Tuesday, February 11, 2014

Cameron LNG Receives Export Approval

Today, the Department of Energy approved Sempra Energy's application to allow its Cameron LNG facility to export natural gas to countries without free trade agreements with the U.S.  The Cameron approval is for 1.7 Bcf/day, bringing the approved export quantity to 8.5 Bcf/day.  The project would cost an estimated $10 billion and add three liquefaction trains to the existing facility.

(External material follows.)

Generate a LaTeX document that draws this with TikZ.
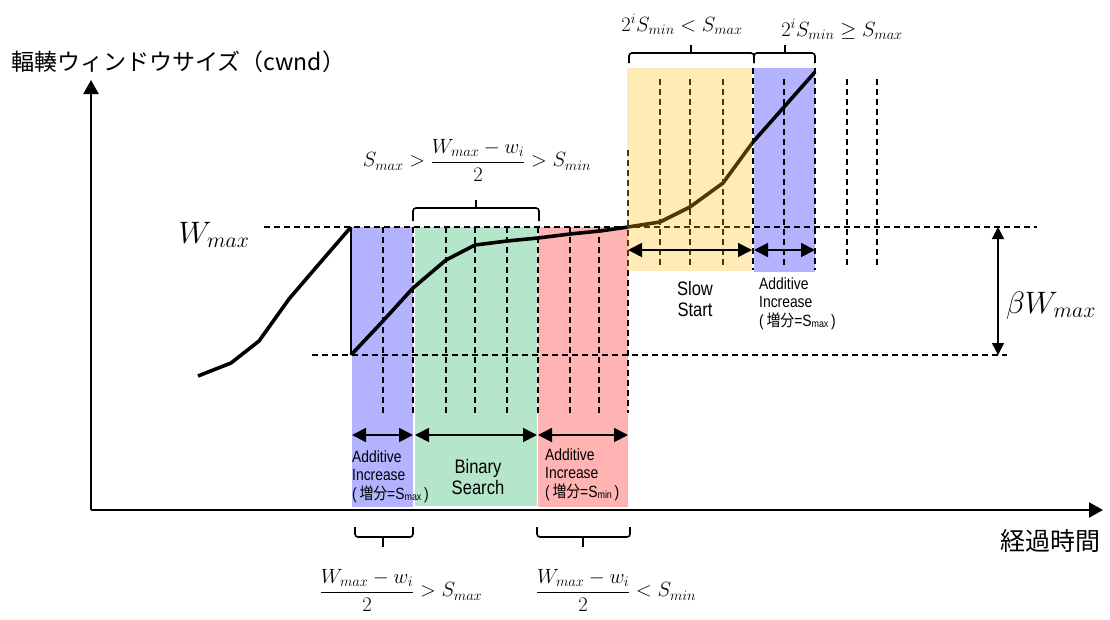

Analysts are divided on how many approvals the DOE will allow.  The government's studies used a 12 Bcf/day threshold figure to conclude that gas exports will not hurt domestic gas users by increasing prices.  There are at least a dozen more open applications still out there, and only a handful are still economically feasible given market dynamics.  There are only so many export contracts that can be negotiated with customers, especially given the large scale LNG export facilities in the Middle East and prospective for Australia.  Additionally, investors will  (should) recognize a limit to export potential, and later facilities likely won't be financed.

I don't know nuthin' from nothin', but I would expect to see three (+/- 1) more approvals before permitting is paused to see the impact of the first operational export facilities.  It doesn't do anyone - LNG developers, investors, gas producers or domestic gas customers - any favors to over permit export capacity.  There are enough white elephants in the world already.